43. Forbes, James D. Norway and its Glaciers visited in 1851; Followed by Journals of Excursions in the High Alps of Dauphiné, Berne and Savoy. Edinburgh: Adam And Charles Black, 1853. £395


First edition. 8vo. pp. xxiv, 349; 10 coloured lithos. inc. frontis., 1 woodcut plate, 19 woodcut illusts. to text, 4 maps and plans (1 large folding); minor foxing, else very good in recent half calf, contrasting lettering pieces to spine.


Abbey Travel 257; Neate F44; Perret 1708. Forbes’s account of his pioneering expedition to Norway contains some of the earliest lithographs of its glaciers and snow fields. The book also contains very nearly the sum of what was then known, in geological terms, about the country. The work is in two halves, dealing first with Norway and then, by way of comparison, with the Alps. In Norway and its Glaciers, Forbes also published for the first time an account of his ascent of the Jungfrau with Agassiz (the first British ascent). The chapters on the Alps later appeared in the same author’s Travels through the Alps. Norway and its Glaciers was rightly regarded as a classic by Cecil Slingsby, the ‘father’ of Norwegian mountaineering.


44. [Freshfield, Mrs. Jane.] Alpine Byways; or Light Leaves gathered in 1859 and 1860. By a Lady. London: Longman, Green, Longman, and Roberts, 1861.


£650


First edition. 8vo. pp. [ix], 232, 24 (publisher’s catalogue); eight tinted lithos., four maps; minor spotting, else very good in the original blind- stamped pale blue cloth, gilt, slightly darkened on spine.

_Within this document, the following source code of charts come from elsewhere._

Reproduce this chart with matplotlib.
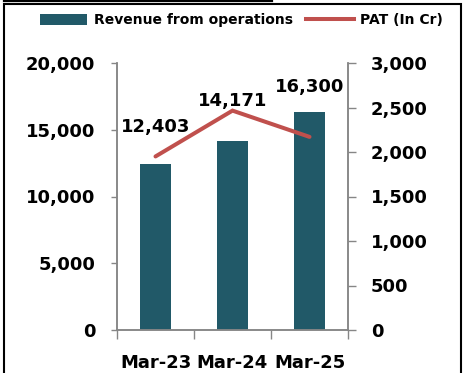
import matplotlib
matplotlib.use("Agg")
import matplotlib.pyplot as plt
from matplotlib.lines import Line2D
from matplotlib.patches import Patch, Rectangle

categories = ["Mar-23", "Mar-24", "Mar-25"]
revenue = [12403, 14171, 16300]
pat = [1950, 2465, 2170]
revenue_labels = ["12,403", "14,171", "16,300"]
left_ticks = [0, 5000, 10000, 15000, 20000]
left_tick_labels = ["0", "5,000", "10,000", "15,000", "20,000"]
right_ticks = [0, 500, 1000, 1500, 2000, 2500, 3000]
right_tick_labels = ["0", "500", "1,000", "1,500", "2,000", "2,500", "3,000"]

BAR = "#215968"
RED = "#C0504D"
GRAY = "#868686"
FONT = "DejaVu Sans"
FS = 13

plt.rcParams['font.family'] = [FONT]

fig = plt.figure(figsize=(4.67, 3.73), dpi=100)
ax = fig.add_axes([117/467, 43/373, 231/467, 267/373])
ax2 = ax.twinx()

x = list(range(len(categories)))
ax.bar(x, revenue, width=0.39, color=BAR, zorder=2)
ax2.plot(x, pat, color=RED, lw=2.9, solid_capstyle='round', solid_joinstyle='miter', zorder=3)

ax.set_xlim(-0.5, len(categories) - 0.5)
ax.set_ylim(0, 20000)
ax2.set_ylim(0, 3000)

ax.set_yticks(left_ticks)
ax.set_yticklabels(left_tick_labels, fontsize=FS, fontweight='bold')
ax2.set_yticks(right_ticks)
ax2.set_yticklabels(right_tick_labels, fontsize=FS, fontweight='bold')

ax.set_xticks(x)
ax.set_xticklabels(categories, fontsize=FS, fontweight='bold')
ax.set_xticks([i - 0.5 for i in range(len(categories) + 1)], minor=True)
ax.tick_params(axis='x', which='major', length=0, pad=17)
ax.tick_params(axis='x', which='minor', length=6.5, width=1, color=GRAY)
ax.tick_params(axis='y', length=4.5, width=1, color=GRAY, pad=11)
ax2.tick_params(axis='y', length=5.5, width=1, color=GRAY, pad=11)

for a in (ax, ax2):
    a.spines["top"].set_visible(False)
    for s in ("left", "right", "bottom"):
        a.spines[s].set_color(GRAY)
        a.spines[s].set_linewidth(1.1)

label_offsets_pt = [27, 29, 18]
for i, (v, lab) in enumerate(zip(revenue, revenue_labels)):
    ax.annotate(lab, (i, v), xytext=(0, label_offsets_pt[i]), textcoords='offset points',
                ha='center', va='center', fontsize=FS, fontweight='bold', zorder=5)

handles = [Patch(facecolor=BAR, edgecolor='none'),
           Line2D([0], [0], color=RED, lw=2.9)]
fig.legend(handles, ["Revenue from operations", "PAT (In Cr)"],
           loc='center', bbox_to_anchor=(0.517, 0.946), ncol=2, frameon=False,
           prop={'family': FONT, 'weight': 'bold', 'size': 10},
           handlelength=3.4, handleheight=0.85, handletextpad=0.45,
           columnspacing=1.0, borderpad=0.2)

# outer frame
fig.patches.append(Rectangle((3.5/467, -0.05), 457/467, 1.05 - 4/373, transform=fig.transFigure,
                             fill=False, edgecolor='black', lw=1.5))
fig.lines.append(Line2D([4/467, 272/467], [1 - 1/373, 1 - 1/373], transform=fig.transFigure,
                        color='black', lw=1.6))

fig.savefig("out.png", dpi=100)
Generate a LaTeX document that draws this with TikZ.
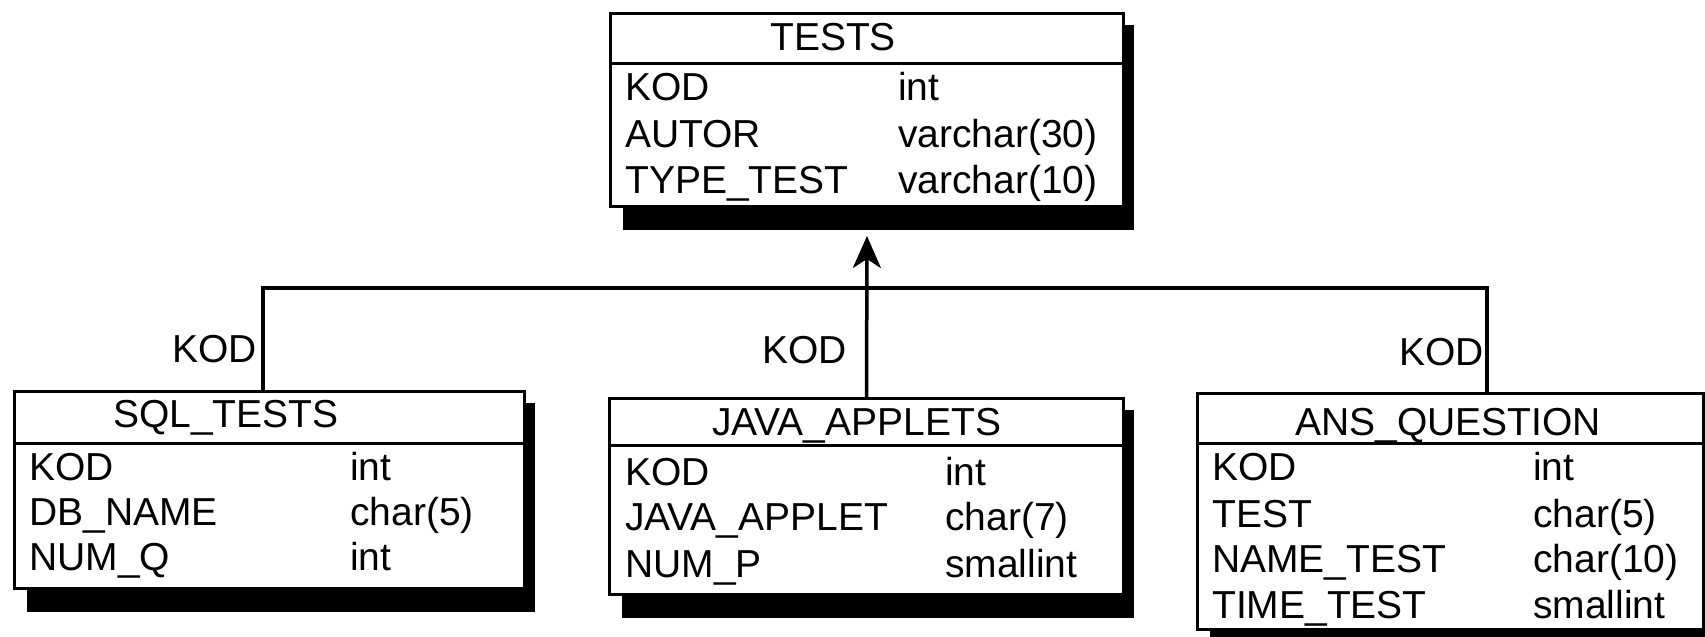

Wäber 87; Neate F73; Perret 1764. A classic of the Alpine literature. Jane Quentin Freshfield (1814-1901), her husband Henry and their only child, Douglas Freshfield - later to be a prominent climber and explorer - spent their summers during the 1850s and 1860s walking and climbing in the Alps. Her first book relates details of their time in the Pennine and Bernese Alps.